2021’ye yaklaşırken yine bu amaçla sizlerle birlikte yürümek istiyoruz. “Kırılmanın” dışarıdan içeriye değil içeriden dışarıya olması için, kendimize ait olan bir söz söyleyebilmek için okumaktan ve üzerine düşünmekten vazgeçmemek dileğiyle...
EDA ÖZTÜRK: Goethe iki ömrü olsun istermiş. Biri yaşamak, diğeri ise okumak için. Anlıyoruz ki okumak da yaşamakla eş değerdedir. Her yaşamın iyi olmayışı gibi her okuma da iyi olmayabilir. Daha doğrusu her okunan da. İşte biz 46’lıklar olarak daha iyi bir yaşam/okuma için bilinenlerin de dışında seçenekler sunmaya ve kendimizin de zevkle okumak istediğimiz konular ve yazarlar seçmeye çalışıyoruz.
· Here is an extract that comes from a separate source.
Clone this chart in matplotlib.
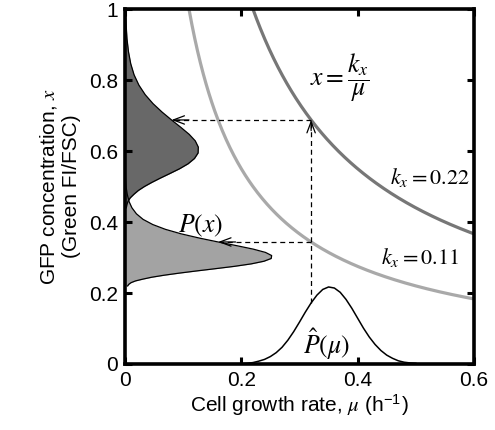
import numpy as np
import matplotlib
matplotlib.use("Agg")
import matplotlib.pyplot as plt

plt.rcParams['font.family'] = ['Liberation Sans', 'DejaVu Sans']
plt.rcParams['mathtext.fontset'] = 'stix'

# growth-rate distribution P^(mu)
mu_pts = [0.20, 0.21, 0.22, 0.23, 0.24, 0.25, 0.26, 0.27, 0.28, 0.29, 0.30,
          0.31, 0.32, 0.33, 0.34, 0.35, 0.36, 0.37, 0.38, 0.39, 0.40, 0.41,
          0.42, 0.43, 0.44, 0.45, 0.46, 0.47, 0.48, 0.49, 0.50]
p_mu = [0.001, 0.002, 0.004, 0.008, 0.013, 0.021, 0.032, 0.047, 0.067, 0.091,
        0.118, 0.146, 0.172, 0.194, 0.210, 0.217, 0.214, 0.202, 0.182, 0.157,
        0.129, 0.101, 0.076, 0.055, 0.038, 0.025, 0.016, 0.009, 0.005, 0.003,
        0.002]

# the two production constants
k_dark = 0.22
k_light = 0.11
mu_sel = 0.32      # growth rate followed by the dashed lines

dark_line = '#777777'
light_line = '#a9a9a9'
dark_fill = '#686868'
light_fill = '#a3a3a3'

mu = np.array(mu_pts)
pm = np.array(p_mu)

fig = plt.figure(figsize=(4.95, 4.30), dpi=100)
ax = fig.add_axes([0.2525, 0.1535, 0.705, 0.8255])

# x = k / mu curves
for k, c in [(k_dark, dark_line), (k_light, light_line)]:
    m = np.linspace(k, 0.6, 300)
    ax.plot(m, k / m, color=c, lw=2.3, zorder=2)

# P(x): map P^(mu) through x = k/mu
for k, c in [(k_light, light_fill), (k_dark, dark_fill)]:
    xs = k / mu
    px = pm * k / xs**2
    ax.fill_betweenx(xs, 0, px, color=c, lw=0, zorder=1)
    ax.plot(px, xs, color='black', lw=0.9, zorder=3)

# P^(mu)
ax.plot(mu, pm, color='black', lw=1.1, zorder=3)

# dashed construction lines
p_sel = p_mu[mu_pts.index(mu_sel)]
y_dark = k_dark / mu_sel
y_light = k_light / mu_sel
tip_dark = p_sel * k_dark / y_dark**2
tip_light = p_sel * k_light / y_light**2
dash = dict(color='black', lw=0.9, ls=(0, (4, 3)), zorder=4)
ax.plot([mu_sel, mu_sel], [p_sel, y_dark - 0.005], **dash)
ax.plot([mu_sel, tip_dark + 0.005], [y_dark, y_dark], **dash)
ax.plot([mu_sel, tip_light + 0.005], [y_light, y_light], **dash)

head = dict(arrowstyle='->,head_length=0.8,head_width=0.3', color='black',
            lw=0.9, shrinkA=0, shrinkB=0)
ax.annotate('', xy=(mu_sel, y_dark), xytext=(mu_sel, y_dark - 0.03), arrowprops=head)
ax.annotate('', xy=(tip_dark, y_dark), xytext=(tip_dark + 0.03, y_dark), arrowprops=head)
ax.annotate('', xy=(tip_light, y_light), xytext=(tip_light + 0.03, y_light), arrowprops=head)

# labels in the plot
ax.text(0.37, 0.806, r'$x=\dfrac{k_x}{\mu}$', fontsize=18.5, ha='center', va='center')
ax.text(0.525, 0.524, r'$k_x=0.22$', fontsize=16, ha='center', va='center')
ax.text(0.508, 0.30, r'$k_x=0.11$', fontsize=16, ha='center', va='center')
ax.text(0.13, 0.39, r'$P(x)$', fontsize=18.5, ha='center', va='center')
ax.text(0.347, 0.055, r'$\hat{P}(\mu)$', fontsize=18.5, ha='center', va='center')

ax.set_xlim(0, 0.6)
ax.set_ylim(0, 1)
ax.set_xticks([0, 0.2, 0.4, 0.6])
ax.set_xticklabels(['0', '0.2', '0.4', '0.6'])
ax.set_yticks([0, 0.2, 0.4, 0.6, 0.8, 1])
ax.set_yticklabels(['0', '0.2', '0.4', '0.6', '0.8', '1'])
ax.tick_params(direction='in', length=5, width=2.2, labelsize=15,
               top=True, right=True, pad=5)
for s in ax.spines.values():
    s.set_linewidth(2.6)

ax.set_xlabel(r'Cell growth rate, $\mu$ (h$^{\mathregular{-1}}$)', fontsize=15, labelpad=2)
ax.set_ylabel('GFP concentration, $x$\n(Green FI/FSC)', fontsize=15, labelpad=6)

fig.savefig('out.png', dpi=100)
Her şeyi deneyimleyip yaşamak için hayat çok kısa. O yüzden iyi rehberlere ihtiyaç duyarız. Gençliğe önceki nesillerin yaptıklarından doğan sonuçların bir raporudur aslında sunmaya çalıştığımız 46’lık rapor, geleceğin daha iyi olması adına. İyileşme gelecekte oluşacak bir durumdur. Geçmişte iyileşme olmaz. Geleceğin söz konusu olduğu yerde mevzubahis gençlik olmalıdır. Sözde gelecek için yapılacakları ele alırken geleceğin asıl sahiplerinden habersiz olmamalı. Ve bu sahipler geleceği daha iyi kılmak için bilmek, görmek, anlamak ve irdelemek zorundalar işte bu yüzden okumaları okutmaları gerekir. Okumaktan vazgeçmemeleri için bir uğraştır 46’lık dergi.